David Hume Enquête sur l’entendement humain
Longtemps lu comme une simple introduction à Kant, cette version simplifiée et grand public du magnus opus d’Hume Traité de la nature humaine n’est que depuis récemment appréciée à sa juste valeur. L’auteur y développe son empirisme et sa pensée y est condensée.
Emmanuel Kant Critique de la raison pure.
Pour les lecteurs confirmés. La compréhension de la pensée de Kant est très difficile et nécessite une connaissance poussée de l’histoire de la philosophie. Son style aride et souvent peu clair n’aident en rien. Lisez d’abord la préface, l’auteur y résume très bien le contenu de l’ouvrage puis passez au cœur du texte si vous le voulez. Sinon lisez Qu’est-ce que les Lumières ? du même auteur, un texte cours et jubilatoire qui est un véritable manifeste de la pensée critique.
Émile Durkheim Les règles de la méthode sociologique
La sociologie est sous-estimée par le courant sceptique alors qu’elle est souvent la clé pour déconstruire idées reçues et préjugés sur les problèmes sociaux et politiques de notre temps.
Karl Popper La logique de la découverte scientifique
L’auteur de cet article n’a pas lu l’ouvrage en question, mais c’est parait-il celui où Popper développe le mieux ses idées sur la méthode scientifique et sur la démarcation entre science et pseudoscience.
Les arguments de Kuhn ne sont pas restreint à la question du statut de la science comme institution. Il y a une véritable critique du positivisme, notamment du critère de réfutabilité de Popper qui est malheureusement difficilement maintenable.
Par ailleurs il ne me semble pas que la fin du positivisme s’explique par l’histoire. C’est une vision fausse de la philosophie de penser que ses mouvements sont comme des modes, associées à des contingences historiques sans progrès. Il y a eu surtout de très nombreuses critiques des présupposés de l’empirisme (ou positivisme) logique, parfois internes au mouvement (par exemple par Quine). En fait c’est surtout que le positivisme logique est fondé sur des présupposés trop simpliste et est abstrait et peu en phase avec la pratique réelle.
Khun, en montrant que la science est soumise à des paradigmes historiques a critiqué la prétention de la science à se trouver hors du temps, à produire des vérités intemporelles. Il nous rappelle que la science est une institution soumise à son époque, et c’est ce que je veux dire par critique de la science comme institution. Le critère de réfutabilité de Popper est critiquable, mais il reste un outil basique et utile au quotidien pour faire la différence entre ce qui est scientifique et ce qui ne l’est pas.

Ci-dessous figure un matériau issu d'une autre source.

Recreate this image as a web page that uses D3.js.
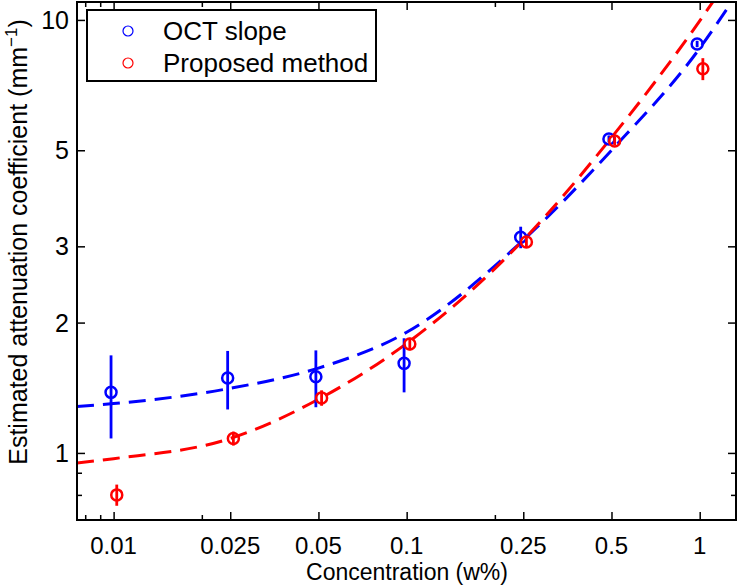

Pour la deuxième partie, vous confondez positivisme logique (le cercle de Vienne) de par exemple Carnap ou Fredge qui a été actif au début du XXème siècle, et le positivisme tout court principalement représenté par Auguste Comte (second moitié du XIXème). Les deux sont intellectuellement liés mais sont différents. Je fais mention dans cet article du second, c’est une école de philosophie qui en gros, croyait dans le progrès infini des sciences et dans le fait qu’elles amélioreraient indéfiniment les conditions de vie de l’humanité tout en supplémentant les croyances irrationnelles. Cette école a été effectivement mise à mal par le dévoiement de la science au XXème siècle, voyez par exemple l’analyse que Camus fait de la bombe atomique. Ceci étant dit les idées positivistes n’ont pas disparu et sont encore très populaires au sein du grand public, on les retrouve ainsi dans l’opposition simpliste science/religion ou dans le prestige presque surréel que les sciences naturels possèdent à notre époque.
Gardez à l’esprit que je ne peux entre dans des détails de ce genre dans un court article de blog (heureusement les commentaires sont là pour préciser les choses 🙂 ).